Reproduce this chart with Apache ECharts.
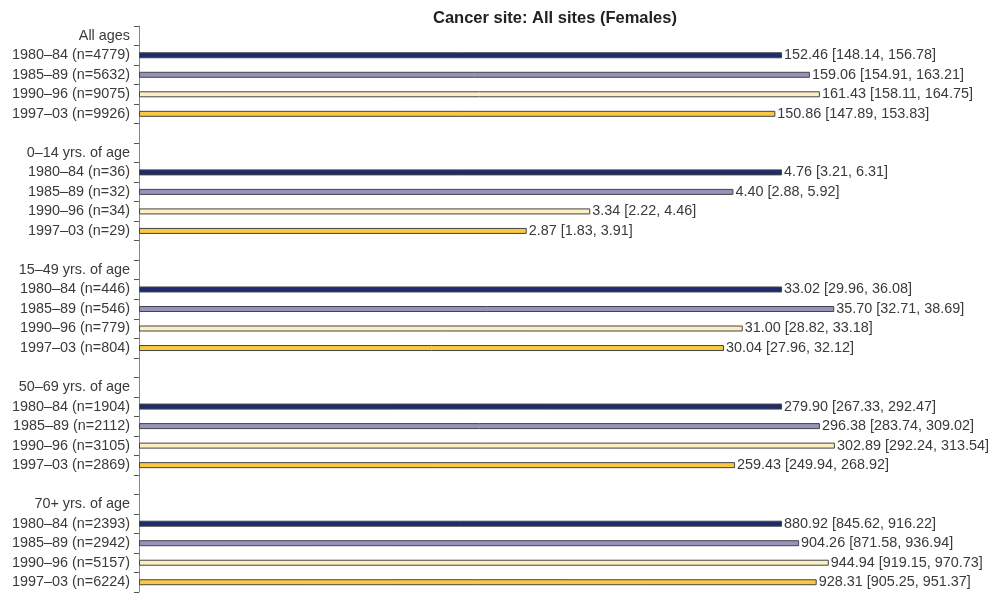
<!DOCTYPE html>
<html>
<head>
<meta charset="utf-8">
<script src="https://cdn.jsdelivr.net/npm/echarts@6/dist/echarts.min.js"></script>
<style>
  html, body { margin: 0; padding: 0; background: #fff; }
  #chart { width: 992px; height: 594px; }
</style>
</head>
<body>
<div id="chart"></div>
<script>
// 数据
var groups = ['All ages', '0–14 yrs. of age', '15–49 yrs. of age', '50–69 yrs. of age', '70+ yrs. of age'];
var periods = ['1980–84', '1985–89', '1990–96', '1997–03'];
var counts = [
  [4779, 5632, 9075, 9926],
  [36, 32, 34, 29],
  [446, 546, 779, 804],
  [1904, 2112, 3105, 2869],
  [2393, 2942, 5157, 6224]
];
var rates = [
  [152.46, 159.06, 161.43, 150.86],
  [4.76, 4.40, 3.34, 2.87],
  [33.02, 35.70, 31.00, 30.04],
  [279.90, 296.38, 302.89, 259.43],
  [880.92, 904.26, 944.94, 928.31]
];
var lower = [
  [148.14, 154.91, 158.11, 147.89],
  [3.21, 2.88, 2.22, 1.83],
  [29.96, 32.71, 28.82, 27.96],
  [267.33, 283.74, 292.24, 249.94],
  [845.62, 871.58, 919.15, 905.25]
];
var upper = [
  [156.78, 163.21, 164.75, 153.83],
  [6.31, 5.92, 4.46, 3.91],
  [36.08, 38.69, 33.18, 32.12],
  [292.47, 309.02, 313.54, 268.92],
  [916.22, 936.94, 970.73, 951.37]
];
var colors = ['#1f2c6b', '#9393bd', '#fdeec4', '#f8c83e'];

// 分类 + 数据（每组按 1980–84 归一化）
var cats = [];
var seriesData = [];
var labelText = [];
groups.forEach(function (g, gi) {
  if (gi > 0) {
    cats.push('');
    seriesData.push('-');
    labelText.push('');
  }
  cats.push(g);
  seriesData.push('-');
  labelText.push('');
  periods.forEach(function (p, pi) {
    cats.push(p + ' (n=' + counts[gi][pi] + ')');
    seriesData.push({
      value: rates[gi][pi] / rates[gi][0],
      itemStyle: { color: colors[pi] }
    });
    labelText.push(rates[gi][pi].toFixed(2) + ' [' + lower[gi][pi].toFixed(2) + ', ' + upper[gi][pi].toFixed(2) + ']');
  });
});

var chart = echarts.init(document.getElementById('chart'));
var option = {
  animation: false,
  textStyle: { fontFamily: 'Liberation Sans, Arial, sans-serif' },
  title: {
    text: 'Cancer site: All sites (Females)',
    left: 428,
    top: 5,
    textStyle: { fontSize: 16.5, fontWeight: 'bold', color: '#222' }
  },
  grid: { left: 139, width: 836, top: 26, height: 566 },
  xAxis: {
    type: 'value',
    min: 0,
    max: 1.3,
    show: false
  },
  yAxis: {
    type: 'category',
    inverse: true,
    data: cats,
    axisLine: { lineStyle: { color: '#888', width: 1 } },
    axisTick: { show: true, length: 5, lineStyle: { color: '#555' } },
    axisLabel: { interval: 0, fontSize: 14.4, color: '#3a3a3a', margin: 9 }
  },
  series: [
    {
      type: 'bar',
      data: seriesData,
      barWidth: 6,
      itemStyle: { borderColor: '#444', borderWidth: 1 },
      label: {
        show: true,
        position: 'right',
        distance: 2,
        fontSize: 14.4,
        color: '#3a3a3a',
        formatter: function (p) { return labelText[p.dataIndex]; }
      }
    }
  ]
};
chart.setOption(option);
</script>
</body>
</html>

» **Your instructions**
Leave out the pictures and give the listing above again exactly.

» **Output for this task**
Reproduce this chart with Apache ECharts.
<!DOCTYPE html>
<html>
<head>
<meta charset="utf-8">
<script src="https://cdn.jsdelivr.net/npm/echarts@6/dist/echarts.min.js"></script>
<style>
  html, body { margin: 0; padding: 0; background: #fff; }
  #chart { width: 992px; height: 594px; }
</style>
</head>
<body>
<div id="chart"></div>
<script>
// 数据
var groups = ['All ages', '0–14 yrs. of age', '15–49 yrs. of age', '50–69 yrs. of age', '70+ yrs. of age'];
var periods = ['1980–84', '1985–89', '1990–96', '1997–03'];
var counts = [
  [4779, 5632, 9075, 9926],
  [36, 32, 34, 29],
  [446, 546, 779, 804],
  [1904, 2112, 3105, 2869],
  [2393, 2942, 5157, 6224]
];
var rates = [
  [152.46, 159.06, 161.43, 150.86],
  [4.76, 4.40, 3.34, 2.87],
  [33.02, 35.70, 31.00, 30.04],
  [279.90, 296.38, 302.89, 259.43],
  [880.92, 904.26, 944.94, 928.31]
];
var lower = [
  [148.14, 154.91, 158.11, 147.89],
  [3.21, 2.88, 2.22, 1.83],
  [29.96, 32.71, 28.82, 27.96],
  [267.33, 283.74, 292.24, 249.94],
  [845.62, 871.58, 919.15, 905.25]
];
var upper = [
  [156.78, 163.21, 164.75, 153.83],
  [6.31, 5.92, 4.46, 3.91],
  [36.08, 38.69, 33.18, 32.12],
  [292.47, 309.02, 313.54, 268.92],
  [916.22, 936.94, 970.73, 951.37]
];
var colors = ['#1f2c6b', '#9393bd', '#fdeec4', '#f8c83e'];

// 分类 + 数据（每组按 1980–84 归一化）
var cats = [];
var seriesData = [];
var labelText = [];
groups.forEach(function (g, gi) {
  if (gi > 0) {
    cats.push('');
    seriesData.push('-');
    labelText.push('');
  }
  cats.push(g);
  seriesData.push('-');
  labelText.push('');
  periods.forEach(function (p, pi) {
    cats.push(p + ' (n=' + counts[gi][pi] + ')');
    seriesData.push({
      value: rates[gi][pi] / rates[gi][0],
      itemStyle: { color: colors[pi] }
    });
    labelText.push(rates[gi][pi].toFixed(2) + ' [' + lower[gi][pi].toFixed(2) + ', ' + upper[gi][pi].toFixed(2) + ']');
  });
});

var chart = echarts.init(document.getElementById('chart'));
var option = {
  animation: false,
  textStyle: { fontFamily: 'Liberation Sans, Arial, sans-serif' },
  title: {
    text: 'Cancer site: All sites (Females)',
    left: 428,
    top: 5,
    textStyle: { fontSize: 16.5, fontWeight: 'bold', color: '#222' }
  },
  grid: { left: 139, width: 836, top: 26, height: 566 },
  xAxis: {
    type: 'value',
    min: 0,
    max: 1.3,
    show: false
  },
  yAxis: {
    type: 'category',
    inverse: true,
    data: cats,
    axisLine: { lineStyle: { color: '#888', width: 1 } },
    axisTick: { show: true, length: 5, lineStyle: { color: '#555' } },
    axisLabel: { interval: 0, fontSize: 14.4, color: '#3a3a3a', margin: 9 }
  },
  series: [
    {
      type: 'bar',
      data: seriesData,
      barWidth: 6,
      itemStyle: { borderColor: '#444', borderWidth: 1 },
      label: {
        show: true,
        position: 'right',
        distance: 2,
        fontSize: 14.4,
        color: '#3a3a3a',
        formatter: function (p) { return labelText[p.dataIndex]; }
      }
    }
  ]
};
chart.setOption(option);
</script>
</body>
</html>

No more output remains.